Under the dark trees, Thomas opens his backpack and places some raw meat on the ground, hoping to trap the rabid coyote he’s hunting. Rain falls. The woods are quiet. He approaches the old cabin and goes up the steps and through the door. A shadowy figure shifts in the darkness as he walks by. The sheriff and the brothers run through the woods, but the kahunta has already found the boy. It lunges at him through the cabin door, sending his body crashing to the floor and knocking him unconscious. It hovers over him hungrily. The sheriff plunges into the room, grappling with the monster, while Dean grabs the unconscious youth and carries him from the cabin. The kahunta bites the sheriff, but Sam shoots it. It turns on Sam as Dean hustles the sheriff out of the cabin. Under the creature’s attack, Sam had dropped the knife, but the sheriff grasps it as he exits. Dean reenters, luring the monster away from his brother. He backs through the door, the kahunta close behind, when the sheriff, hiding around the corner of the door, fiercely impales the kahunta with the silver blade. It disintegrates into melty green goo. “Whoa! Full on Raiders!” says Dean. The sheriff checks on his son, relieved that’s he’s still alive. Sam and Dean catch each other’s eye and give a nod, acknowledging another successful hunt.
Tom wakes up strapped to a stretcher. “Dad, we get it?” he asks. The sheriff pats him and lets him go, but doesn’t tell him about the kahunta. As they load up his son, the sheriff confides to the Winchesters that he doesn’t know what to tell him. “The truth,” says Sam. “He deserves to know the truth.” The ambulance drives off, and soon the Impala is heading off into the night too.
Inside the car, Dean questions Sam about whether it really is good to tell the truth. After all, they’d been taught, “When in doubt, lie.” “Like you did with Jack?” asks Sam. Sam hadn’t liked the way they’d not revealed to Jack their real concerns about his powers. When Dean says that Jack told them he was fine, Sam reminds him that as kids, they’d often told their dad they were fine just to make him happy.

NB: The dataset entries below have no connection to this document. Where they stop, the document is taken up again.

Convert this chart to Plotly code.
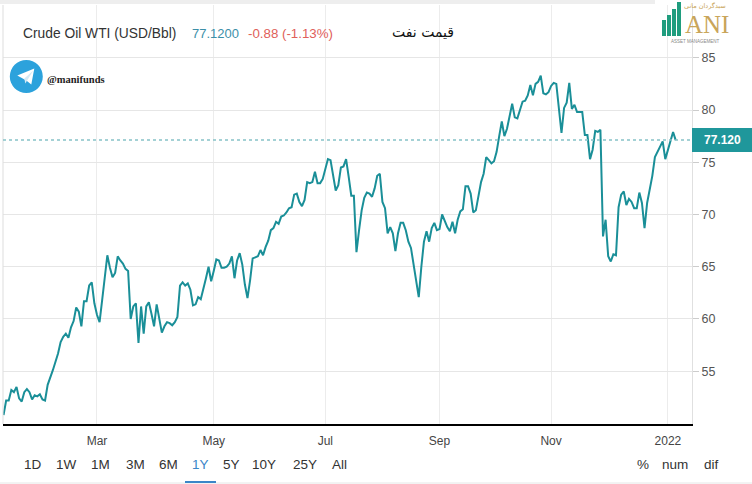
import plotly.graph_objects as go

# WTI crude, daily closes
dates = [
    "2021-01-08", "2021-01-11", "2021-01-12", "2021-01-13", "2021-01-14", "2021-01-15",
    "2021-01-18", "2021-01-19", "2021-01-20", "2021-01-21", "2021-01-22", "2021-01-25",
    "2021-01-26", "2021-01-27", "2021-01-28", "2021-01-29", "2021-02-01", "2021-02-02",
    "2021-02-04", "2021-02-05", "2021-02-08", "2021-02-09", "2021-02-10", "2021-02-11",
    "2021-02-12", "2021-02-15", "2021-02-16", "2021-02-17", "2021-02-18", "2021-02-19",
    "2021-02-22", "2021-02-23", "2021-02-24", "2021-02-25", "2021-02-26", "2021-03-01",
    "2021-03-02", "2021-03-03", "2021-03-04", "2021-03-05", "2021-03-08", "2021-03-09",
    "2021-03-10", "2021-03-11", "2021-03-12", "2021-03-15", "2021-03-16", "2021-03-17",
    "2021-03-18", "2021-03-19", "2021-03-22", "2021-03-23", "2021-03-24", "2021-03-25",
    "2021-03-26", "2021-03-29", "2021-03-30", "2021-03-31", "2021-04-01", "2021-04-05",
    "2021-04-06", "2021-04-07", "2021-04-08", "2021-04-09", "2021-04-12", "2021-04-13",
    "2021-04-14", "2021-04-15", "2021-04-16", "2021-04-19", "2021-04-20", "2021-04-21",
    "2021-04-22", "2021-04-23", "2021-04-26", "2021-04-27", "2021-04-28", "2021-04-29",
    "2021-04-30", "2021-05-03", "2021-05-04", "2021-05-05", "2021-05-06", "2021-05-07",
    "2021-05-10", "2021-05-11", "2021-05-12", "2021-05-13", "2021-05-14", "2021-05-17",
    "2021-05-18", "2021-05-19", "2021-05-20", "2021-05-21", "2021-05-24", "2021-05-25",
    "2021-05-26", "2021-05-27", "2021-05-28", "2021-05-31", "2021-06-01", "2021-06-02",
    "2021-06-03", "2021-06-04", "2021-06-07", "2021-06-08", "2021-06-09", "2021-06-10",
    "2021-06-11", "2021-06-14", "2021-06-15", "2021-06-16", "2021-06-17", "2021-06-18",
    "2021-06-21", "2021-06-22", "2021-06-23", "2021-06-24", "2021-06-25", "2021-06-28",
    "2021-06-29", "2021-06-30", "2021-07-01", "2021-07-02", "2021-07-05", "2021-07-06",
    "2021-07-07", "2021-07-08", "2021-07-09", "2021-07-12", "2021-07-13", "2021-07-14",
    "2021-07-15", "2021-07-16", "2021-07-19", "2021-07-20", "2021-07-21", "2021-07-22",
    "2021-07-23", "2021-07-26", "2021-07-27", "2021-07-28", "2021-07-29", "2021-07-30",
    "2021-08-02", "2021-08-03", "2021-08-04", "2021-08-05", "2021-08-06", "2021-08-09",
    "2021-08-10", "2021-08-11", "2021-08-12", "2021-08-13", "2021-08-16", "2021-08-17",
    "2021-08-18", "2021-08-19", "2021-08-20", "2021-08-23", "2021-08-24", "2021-08-25",
    "2021-08-26", "2021-08-27", "2021-08-30", "2021-08-31", "2021-09-01", "2021-09-02",
    "2021-09-03", "2021-09-06", "2021-09-07", "2021-09-08", "2021-09-09", "2021-09-10",
    "2021-09-13", "2021-09-14", "2021-09-15", "2021-09-16", "2021-09-17", "2021-09-20",
    "2021-09-21", "2021-09-22", "2021-09-23", "2021-09-24", "2021-09-27", "2021-09-28",
    "2021-09-29", "2021-09-30", "2021-10-01", "2021-10-04", "2021-10-05", "2021-10-06",
    "2021-10-07", "2021-10-08", "2021-10-11", "2021-10-12", "2021-10-13", "2021-10-14",
    "2021-10-15", "2021-10-18", "2021-10-19", "2021-10-20", "2021-10-21", "2021-10-22",
    "2021-10-25", "2021-10-26", "2021-10-27", "2021-10-28", "2021-10-29", "2021-11-01",
    "2021-11-02", "2021-11-03", "2021-11-04", "2021-11-05", "2021-11-08", "2021-11-09",
    "2021-11-10", "2021-11-11", "2021-11-12", "2021-11-15", "2021-11-16", "2021-11-17",
    "2021-11-18", "2021-11-19", "2021-11-22", "2021-11-23", "2021-11-24", "2021-11-25",
    "2021-11-26", "2021-11-29", "2021-11-30", "2021-12-01", "2021-12-02", "2021-12-03",
    "2021-12-06", "2021-12-07", "2021-12-08", "2021-12-09", "2021-12-10", "2021-12-13",
    "2021-12-14", "2021-12-15", "2021-12-16", "2021-12-17", "2021-12-20", "2021-12-21",
    "2021-12-22", "2021-12-23", "2021-12-24", "2021-12-27", "2021-12-28", "2021-12-29",
    "2021-12-30", "2021-12-31", "2022-01-03", "2022-01-04", "2022-01-05", "2022-01-06",
]
prices = [
    50.8, 52.2, 52.2, 53.2, 53.0, 53.5,
    52.4, 52.1, 53.0, 53.3, 53.0, 52.3,
    52.7, 52.6, 52.8, 52.3, 52.2, 53.7,
    55.1, 55.9, 56.7, 57.8, 58.3, 58.6,
    58.2, 59.2, 59.8, 61.1, 60.7, 59.3,
    61.7, 61.7, 63.2, 63.5, 61.5, 60.4,
    59.7, 61.8, 64.0, 66.1, 64.9, 64.0,
    64.4, 66.0, 65.6, 65.3, 64.8, 64.6,
    60.0, 61.2, 61.5, 57.7, 61.2, 58.6,
    61.2, 61.6, 60.5, 59.3, 61.4, 58.7,
    59.3, 59.7, 59.6, 59.4, 59.7, 60.2,
    63.2, 63.5, 63.2, 63.4, 62.8, 61.3,
    61.4, 62.1, 61.9, 62.8, 63.9, 65.0,
    63.6, 64.6, 65.7, 65.6, 64.9, 64.9,
    65.0, 65.3, 66.0, 63.9, 65.6, 66.3,
    65.2, 63.3, 62.0, 63.7, 65.8, 65.9,
    66.0, 66.6, 66.1, 66.9, 67.5, 68.5,
    68.7, 69.3, 69.1, 69.8, 69.9, 70.2,
    70.6, 70.7, 71.9, 72.0, 71.2, 70.8,
    71.4, 73.1, 73.0, 73.1, 74.1, 73.0,
    73.0, 73.4, 74.4, 75.3, 75.2, 73.8,
    72.3, 72.8, 74.5, 74.6, 75.3, 73.6,
    71.8, 71.8, 66.4, 68.5, 70.4, 71.6,
    72.1, 72.0, 71.7, 72.5, 73.7, 73.9,
    71.2, 70.6, 68.2, 68.8, 68.2, 66.5,
    68.2, 69.2, 69.2, 68.5, 67.4, 66.8,
    65.3, 63.4, 62.1, 65.0, 67.4, 68.4,
    67.4, 68.7, 69.2, 68.5, 68.6, 70.0,
    69.3, 68.8, 68.4, 69.3, 68.2, 69.5,
    70.3, 70.5, 72.7, 72.7, 72.0, 70.2,
    70.4, 71.9, 73.1, 73.9, 75.5, 75.2,
    74.9, 75.1, 76.0, 77.5, 78.9, 77.5,
    78.2, 79.4, 80.6, 79.3, 79.2, 80.0,
    80.8, 80.9, 81.4, 82.4, 81.4, 82.5,
    82.7, 83.3, 81.6, 81.5, 81.7, 82.3,
    82.6, 82.5, 80.3, 77.8, 80.2, 80.7,
    82.6, 80.1, 80.5, 79.8, 79.8, 79.8,
    77.6, 77.6, 75.3, 76.2, 78.0, 77.9,
    78.1, 67.9, 69.5, 66.0, 65.5, 66.2,
    66.1, 70.7, 71.9, 72.2, 70.9, 71.5,
    71.2, 70.6, 70.6, 72.1, 71.1, 68.7,
    71.1, 72.3, 73.7, 75.5, 76.0, 76.4,
    77.0, 75.3, 76.2, 77.1, 77.9, 77.12,
]

y_ticks = [55, 60, 65, 70, 75, 80, 85]
month_ticks = ["2021-03-01", "2021-05-03", "2021-07-01", "2021-09-01", "2021-11-01", "2022-01-03"]
month_labels = ["Mar", "May", "Jul", "Sep", "Nov", "2022"]

last_price = 77.12
title_text = "Crude Oil WTI (USD/Bbl)"
last_text = "77.1200"
change_text = "-0.88 (-1.13%)"
persian_title = "قیمت نفت"
channel = "@manifunds"
range_buttons = ["1D", "1W", "1M", "3M", "6M", "1Y", "5Y", "10Y", "25Y", "All"]
mode_buttons = ["%", "num", "dif"]

LINE = "#1a8f98"
BOX = "#1f979b"

# page geometry (pixels)
W, H = 752, 484
L, R, T, B = 3, 60, 5, 60
PW, PH = W - L - R, H - T - B


def px(x):
    return (x - L) / PW


def py(y):
    return (H - B - y) / PH


fig = go.Figure()
fig.add_trace(go.Scatter(
    x=dates, y=prices, mode="lines",
    line=dict(color=LINE, width=2),
    hoverinfo="skip", showlegend=False,
))

shapes = [
    # grey strip at the very top
    dict(type="rect", xref="paper", yref="paper", x0=px(0), x1=px(655), y0=py(4), y1=py(0),
         fillcolor="#eeeeee", line_width=0, layer="below"),
    # left border
    dict(type="line", xref="paper", yref="paper", x0=0, x1=0, y0=0, y1=1,
         line=dict(color="#dddddd", width=1)),
    # bottom border of the widget
    dict(type="line", xref="paper", yref="paper", x0=px(0), x1=px(752), y0=py(483), y1=py(483),
         line=dict(color="#e6e6e6", width=1)),
    # last price dotted line
    dict(type="line", xref="paper", yref="y", x0=0, x1=1, y0=last_price, y1=last_price,
         line=dict(color="#86c2c8", width=1.5, dash="dot")),
    # last price box
    dict(type="rect", xref="paper", yref="y", x0=1, x1=px(752),
         ysizemode="pixel", yanchor=last_price, y0=-12, y1=12,
         fillcolor=BOX, line_width=0),
    # telegram badge
    dict(type="circle", xref="paper", yref="paper",
         xsizemode="pixel", ysizemode="pixel", xanchor=px(26.3), yanchor=py(76.5),
         x0=-16.5, x1=16.5, y0=-16.5, y1=16.5,
         fillcolor="#2ca2dc", line_width=0),
    dict(type="path", xref="paper", yref="paper",
         xsizemode="pixel", ysizemode="pixel", xanchor=px(26.3), yanchor=py(76.5),
         path="M -9,1 L 8,8 L 5,-8 L 0,-4 Z",
         fillcolor="white", line_width=0),
    dict(type="path", xref="paper", yref="paper",
         xsizemode="pixel", ysizemode="pixel", xanchor=px(26.3), yanchor=py(76.5),
         path="M -2,-2 L 7,6 L -1,-7 Z",
         fillcolor="#d4e9f5", line_width=0),
    # selected range underline
    dict(type="line", xref="paper", yref="paper", x0=px(185), x1=px(216), y0=py(482), y1=py(482),
         line=dict(color="#3b86c8", width=2)),
]

# logo bars
for x0, top in [(662, 20), (667, 15), (672, 9), (677, 2)]:
    shapes.append(dict(type="rect", xref="paper", yref="paper",
                       x0=px(x0), x1=px(x0 + 4), y0=py(36), y1=py(top),
                       fillcolor="#1f9d7e", line_width=0))

annotations = [
    dict(text=title_text, x=px(21), y=py(33), xanchor="left", yanchor="middle",
         font=dict(size=13.8, color="#333333")),
    dict(text=last_text, x=px(190), y=py(33), xanchor="left", yanchor="middle",
         font=dict(size=13, color="#3c8fa8")),
    dict(text=change_text, x=px(246), y=py(33), xanchor="left", yanchor="middle",
         font=dict(size=13.3, color="#e0605a")),
    dict(text=persian_title, x=px(390), y=py(32), xanchor="left", yanchor="middle",
         font=dict(size=14, color="#111111", family="DejaVu Sans")),
    dict(text="<b>" + channel + "</b>", x=px(45), y=py(79), xanchor="left", yanchor="middle",
         font=dict(size=10.5, color="#222222", family="Liberation Serif")),
    dict(text="ANI", x=px(683), y=py(24), xanchor="left", yanchor="middle",
         font=dict(size=25, color="#c9a55a", family="Liberation Serif")),
    dict(text="سبدگردان مانی", x=px(705), y=py(6), xanchor="center", yanchor="middle",
         font=dict(size=6.5, color="#c9a55a", family="DejaVu Sans")),
    dict(text="ASSET MANAGEMENT", x=px(695), y=py(41.5), xanchor="center", yanchor="middle",
         font=dict(size=4.5, color="#888888")),
    dict(text="<b>77.120</b>", x=px(722), y=last_price, yref="y", xanchor="center", yanchor="middle",
         font=dict(size=12, color="white")),
]

btn_x = [33, 66, 100.7, 135.7, 168.8, 200.5, 231, 263.8, 304.6, 339]
for label, x in zip(range_buttons, btn_x):
    annotations.append(dict(text=label, x=px(x), y=py(465), xanchor="center", yanchor="middle",
                            font=dict(size=13.5, color="#3b86c8" if label == "1Y" else "#333333")))
for label, x in zip(mode_buttons, [642.7, 675.3, 711]):
    annotations.append(dict(text=label, x=px(x), y=py(465), xanchor="center", yanchor="middle",
                            font=dict(size=13.5, color="#333333")))

for a in annotations:
    a.setdefault("xref", "paper")
    a.setdefault("yref", "paper")
    a["showarrow"] = False

fig.update_layout(
    width=W, height=H,
    margin=dict(l=L, r=R, t=T, b=B),
    paper_bgcolor="white", plot_bgcolor="white",
    font=dict(family="Liberation Sans, Arial, sans-serif", color="#333333"),
    showlegend=False,
    hovermode=False,
    shapes=shapes,
    annotations=annotations,
    xaxis=dict(
        type="date",
        range=["2021-01-07 19:00", "2022-01-14 07:00"],
        rangebreaks=[dict(bounds=["sat", "mon"])],
        tickvals=month_ticks, ticktext=month_labels,
        showgrid=True, gridcolor="#ececec", gridwidth=1,
        showline=True, linecolor="#000000", linewidth=1.5,
        ticks="", ticklabelstandoff=5,
        tickfont=dict(size=12, color="#444444"),
        zeroline=False, fixedrange=True,
    ),
    yaxis=dict(
        side="right",
        range=[49.95, 90.05],
        tickvals=y_ticks,
        showgrid=True, gridcolor="#e6e6e6", gridwidth=1,
        showline=True, linecolor="#e0e0e0", linewidth=1,
        ticks="outside", ticklen=6, tickcolor="#cccccc",
        tickfont=dict(size=12.5, color="#555555"),
        zeroline=False, fixedrange=True,
    ),
)

# the page's default body margin would push the figure 8px in
fig.write_html("out.html", config={"displayModeBar": False},
               post_script="document.body.style.margin='0';")
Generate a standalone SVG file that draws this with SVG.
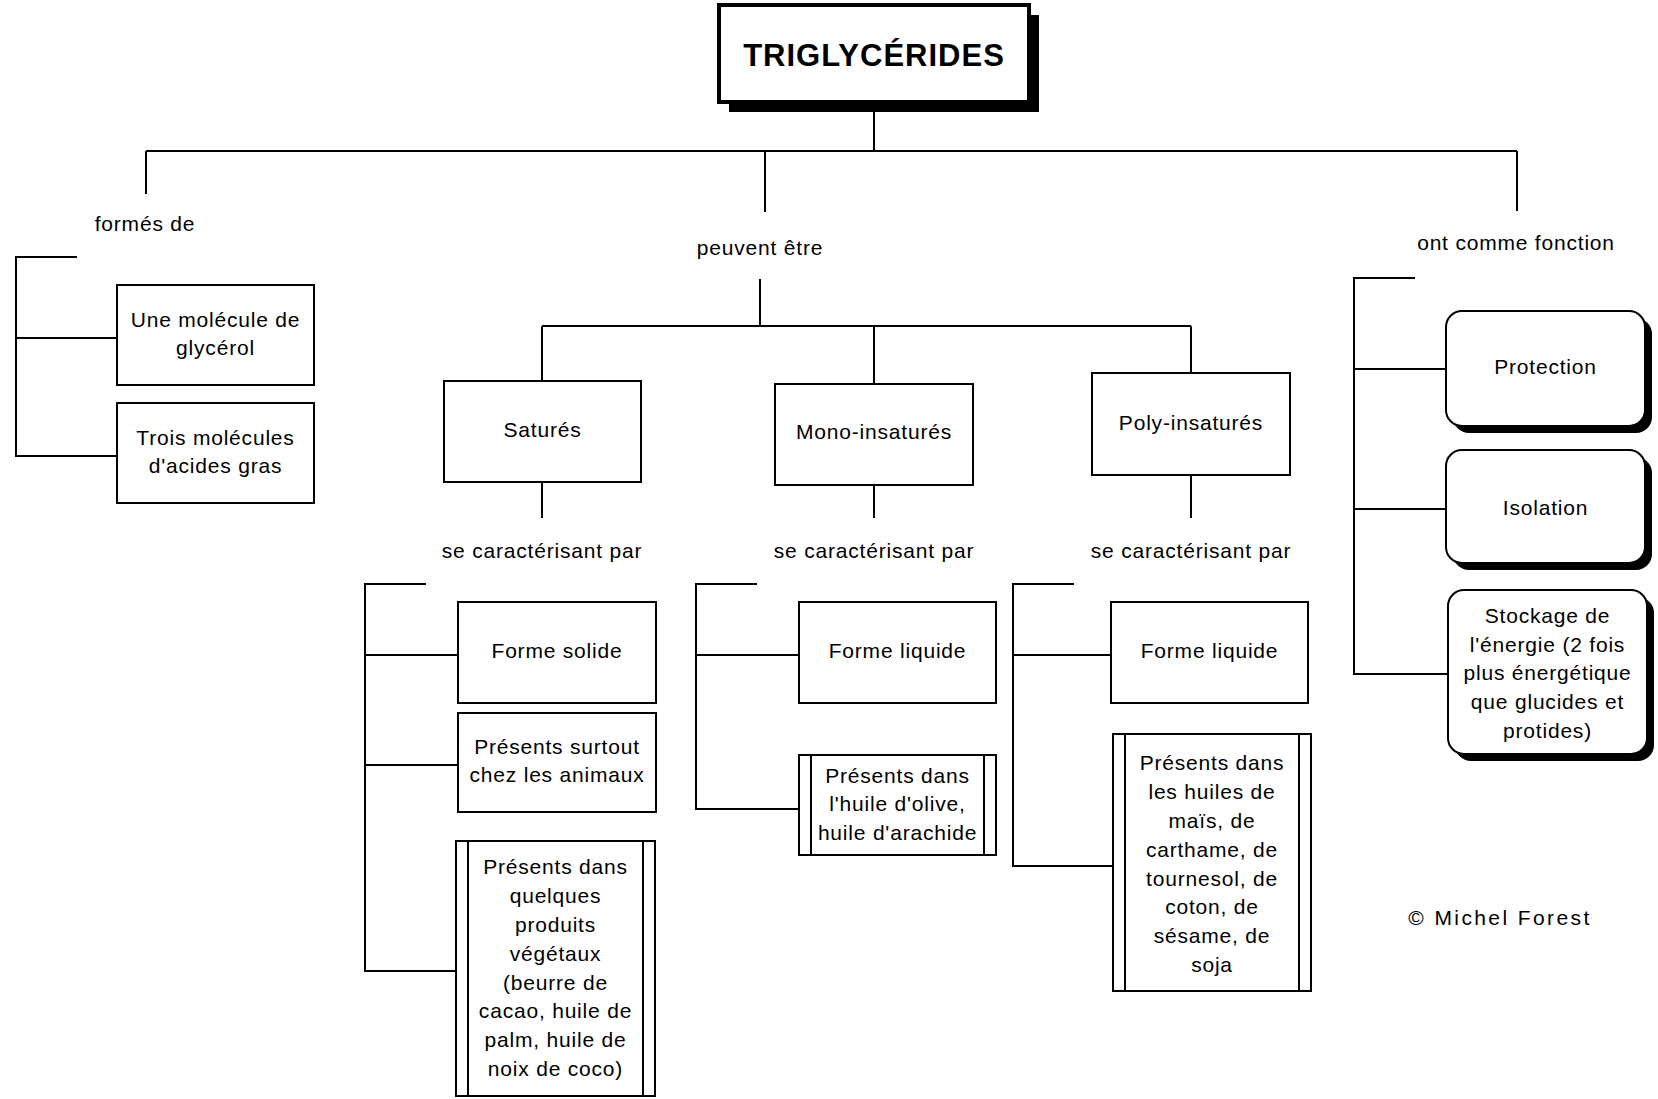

Back in the bunker, Jack is reading when Sam and Dean return. Dean reports that the hunt was disgusting. Jack lets them know that he bought their supplies, except for the beer. He needed an ID. Incredulous, Dean exclaims that Jack has tons of IDs. “They’re fake,” replies Jack mildly. This comment stuns dean into a momentary silence.
The brothers tell Jack that they hadn’t wanted him on the hunt because they didn’t want him using his powers yet. Dean admits that he shouldn’t have misled him. They care about him, and he deserves the truth. Jack is thinking. Then he calmly says that he understands; he won’t use his powers without permission. Dean exits with a grumpy comment that he’s off to get beer while Sam asks how Jack is doing. Jack says nothing happened. Sam leaves the room, and Jack sits, looking placidly ahead of him.
THE END
Questions:
- Why does that deserted house look so well taken care of and comfortable? Does Lebanon, Kansas, have a flavor of Charming Acres where drunk teenagers don’t damage and deface abandoned houses?
- How will Mary respond when she realizes that several of the hunters she cared for are dead?
- Do you find Jack’s naivety toward humans endearing or annoying? How do his awkward interactions with humans compare to Castiel’s?
- Was the Native American curse on Henry more of a punishment to him or to others?
- Do you agree with the sheriff: should the Winchesters let the world know monsters exist? If the Winchesters went public, would it make the world a safer place?
- Jack said he doesn’t like lying, but at the end of the episodes he lies to the Winchesters about using his powers while they were gone. Are you afraid for the direction in which he might be heading?
- Sam and Dean lied to their dad about being fine to keep him happy. Do you lie to people for this reason? Do you recommend this? How has this worked out for the Winchesters? Is it better to lie or tell the truth?